The trust may face late-filing penalties. More seriously, the IRS could disqualify the trust's tax-exempt status, meaning the trust would have to pay taxes on its earnings and the original donors might lose their tax deductions.

Can a trustee use their own tax return to report trust income?

No. A charitable trust is a separate legal entity. It must have its own EIN and file its own return (typically Form 1041). Mixing trust assets or reporting with personal taxes is a violation of fiduciary duty and can lead to legal action.

Is Form 990 the same as a trust tax return?

No. Form 990 is for registered non-profit organizations (public charities). Charitable trusts usually file Form 1041. While both are reports to the IRS, they follow different accounting rules and serve different legal purposes.

Who is responsible for signing the tax return?

The trustee is the legal representative of the trust and is responsible for ensuring the return is accurate and signed.
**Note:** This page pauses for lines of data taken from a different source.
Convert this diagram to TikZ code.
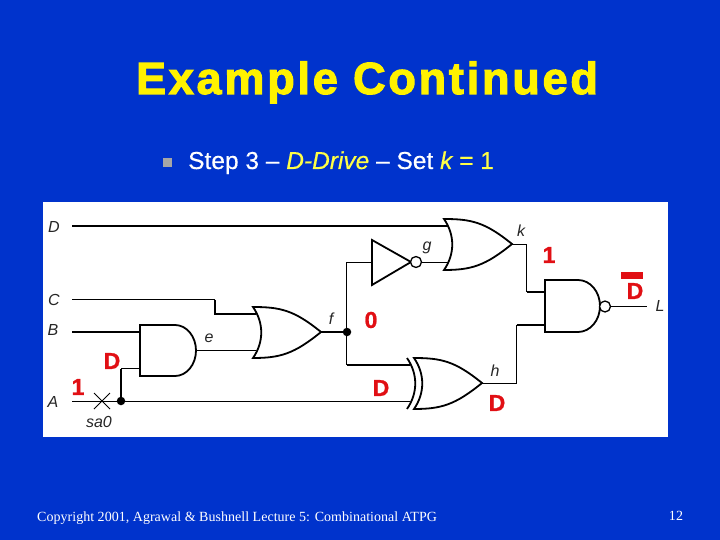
\documentclass[tikz,border=0pt]{standalone}
\usepackage{fontspec}
\setmainfont{Liberation Sans}
\newfontfamily\serifrm[LetterSpace=0.2]{Liberation Serif}
\newfontfamily\titlerm[BoldFeatures={LetterSpace=6.2,FakeBold=2.5}]{Liberation Sans}
\newfontfamily\valrm[BoldFeatures={FakeBold=1}]{Liberation Sans}
\newfontfamily\steprm[FakeBold=0.4,ItalicFeatures={FakeBold=0.4}]{Liberation Sans}
\definecolor{slideblue}{RGB}{0,51,204}
\definecolor{softyellow}{RGB}{255,255,70}
\definecolor{valred}{RGB}{225,15,20}
\tikzset{
	wire/.style={line width=0.9pt,line join=miter},
	bus/.style={line width=1.9pt,line join=miter},
	gate/.style={line width=1.8pt,fill=white,line join=miter},
	pinlabel/.style={font=\fontsize{16}{16}\selectfont\itshape,inner sep=0pt,black!85},
	val/.style={font=\fontsize{23}{23}\selectfont\valrm\bfseries,inner sep=0pt,valred},
	joint/.style={circle,fill=black,inner sep=0pt,minimum size=8.5pt},
	bubble/.style={circle,draw,line width=1.3pt,fill=white,inner sep=0pt,minimum size=11pt}
}
\begin{document}
\begin{tikzpicture}[x=1pt,y=-1pt]
	\useasboundingbox (0,0) rectangle (720,540);
	\fill[slideblue] (0,0) rectangle (720,540);
	\fill[white] (43,202) rectangle (668,437);

	% slide texts
	\node[inner sep=0pt,anchor=base,text=yellow] (title) at (367,94) {\fontsize{45}{45}\selectfont\titlerm\bfseries Example Continued};
	\node[fill=black!35,inner sep=0pt,minimum size=9pt] (bullet) at (167,163) {};
	\node[inner sep=0pt,anchor=base west,text=white] (stepline) at (188,169) {\fontsize{24.5}{24.5}\selectfont\steprm Step 3 – \textcolor{softyellow}{\itshape D-Drive} – Set \textcolor{softyellow}{\itshape k} \textcolor{softyellow}{= 1}};
	\node[inner sep=0pt,anchor=base west,text=white] (footer) at (37,521) {\fontsize{14}{14}\selectfont\serifrm Copyright 2001, Agrawal \& Bushnell Lecture 5: Combinational ATPG};
	\node[inner sep=0pt,text=white] (pagenum) at (676,516) {\fontsize{14}{14}\selectfont\serifrm 12};

	% pins
	\coordinate (inD) at (72,226);
	\coordinate (inC) at (72,299.5);
	\coordinate (inB) at (72,332);
	\coordinate (inA) at (72,401.5);
	\coordinate (cbend1) at (215,299.5);
	\coordinate (cbend2) at (215,314);
	\coordinate (orC) at (256,314);
	\coordinate (orE) at (256,350.5);
	\coordinate (andB) at (140,332);
	\coordinate (andA) at (140,368.5);
	\coordinate (andOut) at (196,350.5);
	\coordinate (orOut) at (321,332);
	\coordinate (abend) at (121,368.5);
	\coordinate (fup) at (346.5,262.5);
	\coordinate (fdown) at (346.5,365);
	\coordinate (invIn) at (372,262.5);
	\coordinate (invTip) at (411,262.5);
	\coordinate (korD) at (448,226);
	\coordinate (korG) at (448,262.5);
	\coordinate (korOut) at (512,244.5);
	\coordinate (kbend1) at (526.5,244.5);
	\coordinate (kbend2) at (526.5,292);
	\coordinate (nandK) at (545,292);
	\coordinate (nandH) at (545,325);
	\coordinate (xorF) at (410,365);
	\coordinate (xorA) at (410,401.5);
	\coordinate (xorOut) at (482,383.5);
	\coordinate (hbend1) at (516.5,383.5);
	\coordinate (hbend2) at (516.5,325);
	\coordinate (outL) at (647,306.5);
	\coordinate (fault) at (102,401);

	% wires
	\draw[bus] (inD) -- (korD);
	\draw[wire] (inC) -- (cbend1);
	\draw[bus] (cbend1) -- (cbend2) -- (orC);
	\draw[bus] (inB) -- (andB);
	\draw[wire] (andOut) -- (orE);
	\draw[wire] (inA) -- (xorA);
	\draw[bus] (orOut) -- (347,332);
	\draw[wire] (invIn) -- (fup) -- (fdown);
	\draw[bus] (fdown) -- (xorF);
	\draw[bus] (121,401) -- (abend);
	\draw[wire] (abend) -- (andA);
	\draw[wire] (invTip) -- (korG);
	\draw[wire] (korOut) -- (kbend1) -- (kbend2);
	\draw[bus] (kbend2) -- (nandK);
	\draw[wire] (xorOut) -- (hbend1) -- (hbend2);
	\draw[bus] (hbend2) -- (nandH);
	\draw[wire] (600,306.5) -- (outL);

	% gates
	\draw[gate] (140,325) -- (175,325) arc (-90:90:21 and 25.5) -- (140,376) -- cycle;
	\draw[gate] (253,307) .. controls (280,307) and (294,310) .. (321,332) .. controls (294,354) and (280,358) .. (253,358) .. controls (264,342) and (264,323) .. (253,307) -- cycle;
	\draw[gate] (372,240) -- (411,262) -- (372,285) -- cycle;
	\node[bubble] (invbub) at (416,262) {};
	\draw[gate] (444,219) .. controls (471,219) and (485,222) .. (512,244) .. controls (485,266) and (471,270) .. (444,270) .. controls (455,254) and (455,235) .. (444,219) -- cycle;
	\draw[gate] (414,358) .. controls (441,358) and (455,361) .. (482,383) .. controls (455,405) and (441,409) .. (414,409) .. controls (425,393) and (425,374) .. (414,358) -- cycle;
	\draw[line width=1.8pt] (407,358) .. controls (418,374) and (418,393) .. (407,409);
	\draw[gate] (545,280) -- (578,280) arc (-90:90:22 and 26) -- (545,332) -- cycle;
	\node[bubble] (nandbub) at (605,306.5) {};

	% joints and fault mark
	\node[joint] (fjoint) at (347,332) {};
	\node[joint] (ajoint) at (121,401) {};
	\draw[line width=1pt] ([shift={(-8,-8)}]fault) -- ([shift={(8,8)}]fault);
	\draw[line width=1pt] ([shift={(-8,8)}]fault) -- ([shift={(8,-8)}]fault);

	% labels
	\node[pinlabel] (labD) at (54,227) {D};
	\node[pinlabel] (labC) at (54,300) {C};
	\node[pinlabel] (labB) at (53,330) {B};
	\node[pinlabel] (labA) at (53,402) {A};
	\node[pinlabel] (labe) at (209,338) {e};
	\node[pinlabel] (labf) at (331,319) {f};
	\node[pinlabel] (labsa) at (99,422) {sa0};
	\node[pinlabel] (labg) at (427,248) {g};
	\node[pinlabel] (labk) at (521,231) {k};
	\node[pinlabel] (labh) at (495,371) {h};
	\node[pinlabel] (labL) at (660,306) {L};

	% values
	\node[val] (valA) at (78,387) {1};
	\node[val] (valAnd) at (112,361) {D};
	\node[val] (valF) at (371,320) {0};
	\node[val] (valXor) at (381,388) {D};
	\node[val] (valK) at (549,255) {1};
	\node[val] (valH) at (497,403) {D};
	\node[val] (valOut) at (635,291) {D};
	\fill[valred] (621,272) rectangle (643,279);
\end{tikzpicture}
\end{document}
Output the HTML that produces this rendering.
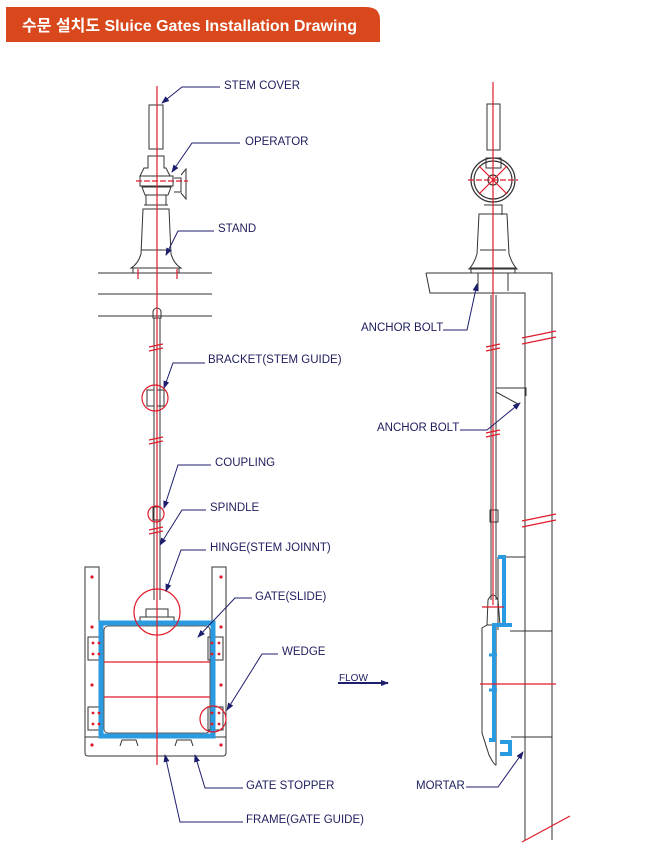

If there are co-trustees, they may all need to sign depending on the trust document's requirements.

Next Steps for Trustees

If you've just realized you are behind on your filings, don't panic, but move quickly. Your first step should be to gather all bank statements and investment records for the trust since its inception. Then, find a tax professional who specifically understands Fiduciary Accounting. This is a specialized field of accounting that differs from standard corporate or personal tax prep.

If you are in the process of creating a trust, make sure you build the cost of professional tax preparation into the trust's budget. A few hundred dollars a year for a CPA is a tiny price to pay compared to the risk of losing the trust's tax-exempt status or facing a personal audit from the IRS.